● **WRITTEN TASK**
Word for word, print each line of the listing below; pictures stay out.

● **SOURCE DATA**
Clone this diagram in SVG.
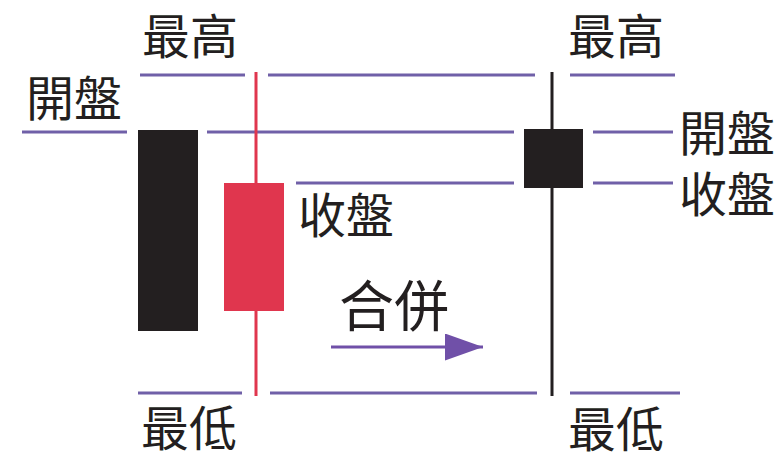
<svg xmlns="http://www.w3.org/2000/svg" width="781" height="457" viewBox="0 0 781 457">
<style>
.lv{stroke:#7060a8;stroke-width:3;fill:none}
.t{font-family:"Noto Sans CJK TC","Noto Sans CJK SC",sans-serif;font-size:48px;fill:#231f20}
.big{font-size:55px}
</style>
<defs>
<marker id="ah" viewBox="0 0 38 27" refX="38" refY="13.5" markerWidth="38" markerHeight="27" markerUnits="userSpaceOnUse" orient="auto">
<path d="M0,0 L38,13.5 L0,27 Z" fill="#7050a8"/>
</marker>
</defs>
<rect width="781" height="457" fill="#ffffff"/>
<g id="connectors">
<line class="lv" x1="140" y1="75" x2="245" y2="75"/>
<line class="lv" x1="268" y1="75" x2="535" y2="75"/>
<line class="lv" x1="570" y1="75" x2="675" y2="75"/>
<line class="lv" x1="22" y1="132" x2="127" y2="132"/>
<line class="lv" x1="207" y1="132" x2="514" y2="132"/>
<line class="lv" x1="593" y1="132" x2="673" y2="132"/>
<line class="lv" x1="296" y1="183" x2="514" y2="183"/>
<line class="lv" x1="593" y1="183" x2="673" y2="183"/>
<line class="lv" x1="138" y1="393" x2="242" y2="393"/>
<line class="lv" x1="270" y1="393" x2="537" y2="393"/>
<line class="lv" x1="570" y1="393" x2="680" y2="393"/>
<line x1="331" y1="347" x2="483" y2="347" stroke="#7050a8" stroke-width="3" marker-end="url(#ah)"/>
</g>
<g id="candle-black">
<rect x="138" y="130" width="60" height="201" fill="#231f20"/>
</g>
<g id="candle-red">
<line x1="256" y1="72" x2="256" y2="396" stroke="#e0364e" stroke-width="3"/>
<rect x="224" y="183" width="60" height="128" fill="#e0364e"/>
</g>
<g id="candle-merged">
<line x1="552" y1="72" x2="552" y2="396" stroke="#231f20" stroke-width="3"/>
<rect x="524" y="129" width="59" height="59" fill="#231f20"/>
</g>
<g id="labels">
<text class="t" x="190" y="54" text-anchor="middle">最高</text>
<text class="t" x="74" y="116" text-anchor="middle">開盤</text>
<text class="t" x="346" y="233" text-anchor="middle">收盤</text>
<text class="t big" x="394" y="326" text-anchor="middle">合併</text>
<text class="t" x="189" y="446" text-anchor="middle">最低</text>
<text class="t" x="616" y="54" text-anchor="middle">最高</text>
<text class="t" x="727" y="151" text-anchor="middle">開盤</text>
<text class="t" x="727" y="212" text-anchor="middle">收盤</text>
<text class="t" x="616" y="447" text-anchor="middle">最低</text>
</g>
</svg>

● **FINISHED TASK**
Clone this diagram in SVG.
<svg xmlns="http://www.w3.org/2000/svg" width="781" height="457" viewBox="0 0 781 457">
<style>
.lv{stroke:#7060a8;stroke-width:3;fill:none}
.t{font-family:"Noto Sans CJK TC","Noto Sans CJK SC",sans-serif;font-size:48px;fill:#231f20}
.big{font-size:55px}
</style>
<defs>
<marker id="ah" viewBox="0 0 38 27" refX="38" refY="13.5" markerWidth="38" markerHeight="27" markerUnits="userSpaceOnUse" orient="auto">
<path d="M0,0 L38,13.5 L0,27 Z" fill="#7050a8"/>
</marker>
</defs>
<rect width="781" height="457" fill="#ffffff"/>
<g id="connectors">
<line class="lv" x1="140" y1="75" x2="245" y2="75"/>
<line class="lv" x1="268" y1="75" x2="535" y2="75"/>
<line class="lv" x1="570" y1="75" x2="675" y2="75"/>
<line class="lv" x1="22" y1="132" x2="127" y2="132"/>
<line class="lv" x1="207" y1="132" x2="514" y2="132"/>
<line class="lv" x1="593" y1="132" x2="673" y2="132"/>
<line class="lv" x1="296" y1="183" x2="514" y2="183"/>
<line class="lv" x1="593" y1="183" x2="673" y2="183"/>
<line class="lv" x1="138" y1="393" x2="242" y2="393"/>
<line class="lv" x1="270" y1="393" x2="537" y2="393"/>
<line class="lv" x1="570" y1="393" x2="680" y2="393"/>
<line x1="331" y1="347" x2="483" y2="347" stroke="#7050a8" stroke-width="3" marker-end="url(#ah)"/>
</g>
<g id="candle-black">
<rect x="138" y="130" width="60" height="201" fill="#231f20"/>
</g>
<g id="candle-red">
<line x1="256" y1="72" x2="256" y2="396" stroke="#e0364e" stroke-width="3"/>
<rect x="224" y="183" width="60" height="128" fill="#e0364e"/>
</g>
<g id="candle-merged">
<line x1="552" y1="72" x2="552" y2="396" stroke="#231f20" stroke-width="3"/>
<rect x="524" y="129" width="59" height="59" fill="#231f20"/>
</g>
<g id="labels">
<text class="t" x="190" y="54" text-anchor="middle">最高</text>
<text class="t" x="74" y="116" text-anchor="middle">開盤</text>
<text class="t" x="346" y="233" text-anchor="middle">收盤</text>
<text class="t big" x="394" y="326" text-anchor="middle">合併</text>
<text class="t" x="189" y="446" text-anchor="middle">最低</text>
<text class="t" x="616" y="54" text-anchor="middle">最高</text>
<text class="t" x="727" y="151" text-anchor="middle">開盤</text>
<text class="t" x="727" y="212" text-anchor="middle">收盤</text>
<text class="t" x="616" y="447" text-anchor="middle">最低</text>
</g>
</svg>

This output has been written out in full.